Finally, there are some other difficulties that may prevent cooperation. Especially dominant persons may hinder discussion and prevent the group from sharing all information and knowledge they have [32]. It is important that all the participants are interested in the subject they are discussing and they have booked enough time for the work. To get through all these impediments, it is important to create a safe and trustful environment for the work groups. The participants must feel that they can trust not only the expertise of other participants but also their behavior, which should be appreciative, friendly, and predictable [33].

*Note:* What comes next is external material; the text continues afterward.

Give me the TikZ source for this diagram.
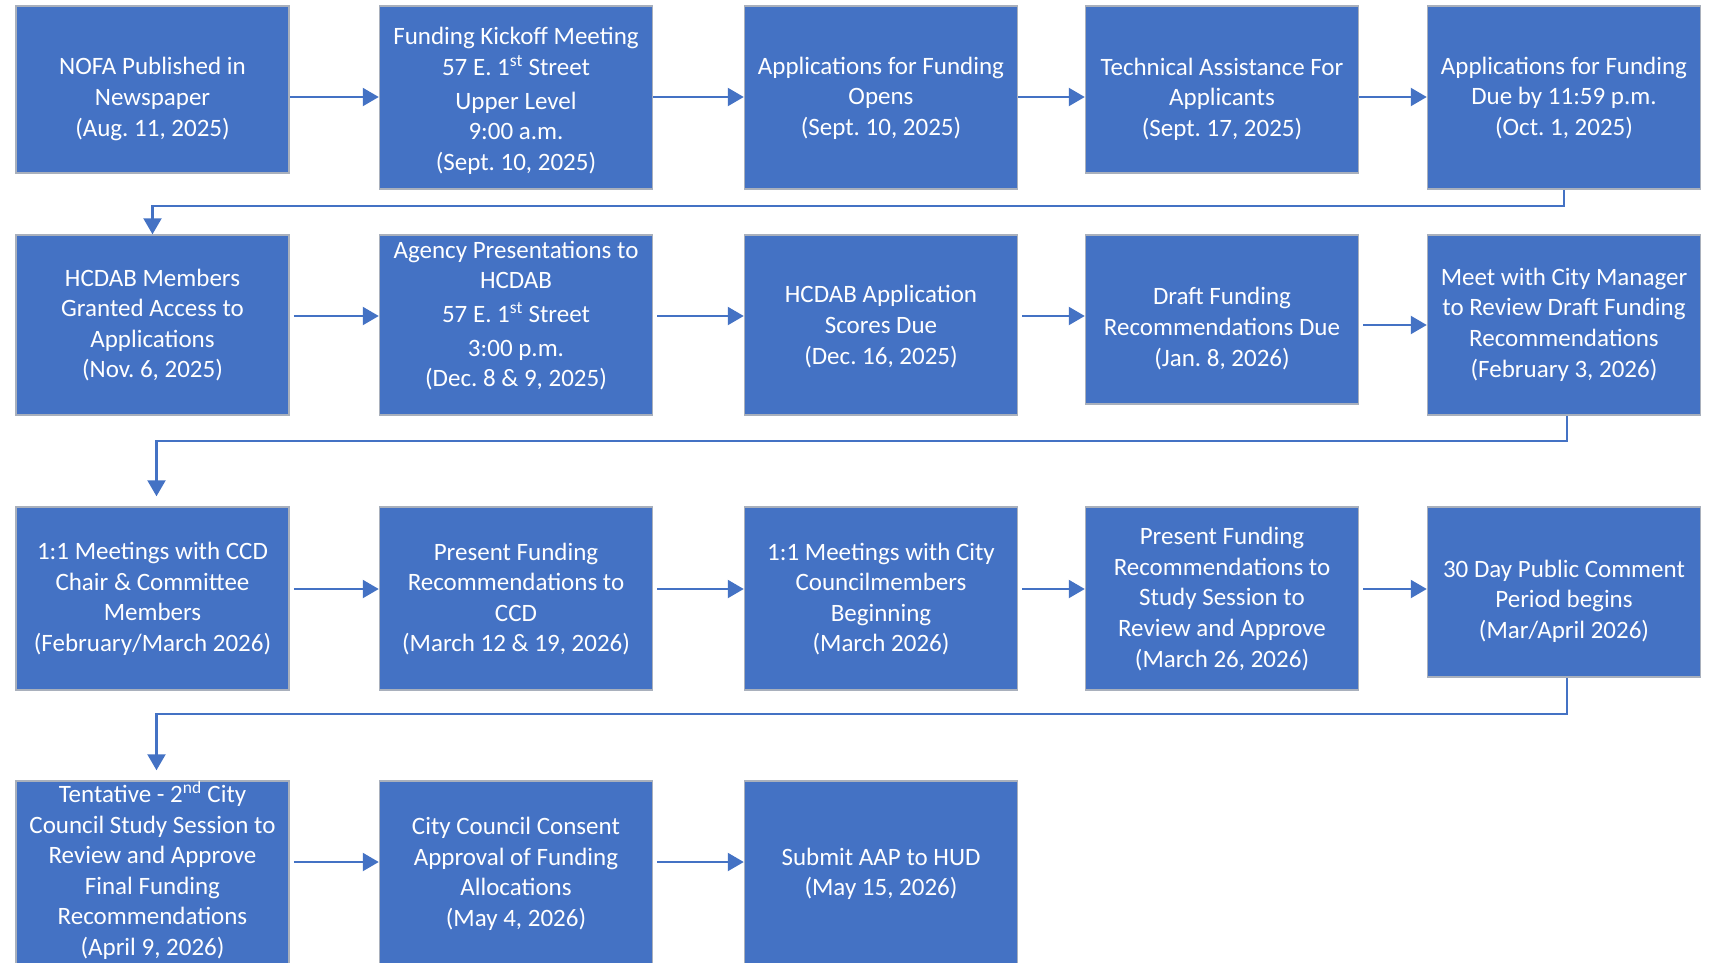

As a result of the analyses of the advantages and disadvantages of the collaborative group work, a range of conclusions were made and the working procedure for the authorities was produced. One remarkable note was that all the participants taking part in the workshops should have a personal interest in the discussed topic. However, the authorities are overworked in these days, and therefore, an interest is not enough; they also need to have enough time to take part in the workshops. This led to the conclusion that all the workshops arranged to identify technogenic risks should be strongly justified. This means that for one new technology there should be only 1–2 workshops in the whole country, and they should be planned to combine broadly all scientific knowledge, professional data, and stakeholder opinions in an efficient way. Figure 2 presents the decision frame to start a new risk identification workshop as well as the main steps of the risk identification workshop. All stakeholders have the possibility to start a new risk identification workshop if they feel that it is needed for ensuring safety and security of society in the future. In the beginning, they have to answer three questions, and if the answer is always “yes,” they should start the process. If this condition is not met, the FuTecRI method should not be used, but other methods may be more useful. For example, if the impacts of the new technology are only local, traditional risk assessment methods are more suitable.
Figure 2.
Decision process to start the FuTecRI workshop and the main steps for arranging it [18].
The participants of the workshops should be selected in a reasonable way taking into account the following viewpoints [18]:
Multiprofessionality—the participants should represent all the different authorities in charge of preventing the risks of new or novel technologies, or of preserving or maintaining a safe and secure society.
Multidisciplinary—the participants should represent the latest academic and scientific knowledge of the technology in question.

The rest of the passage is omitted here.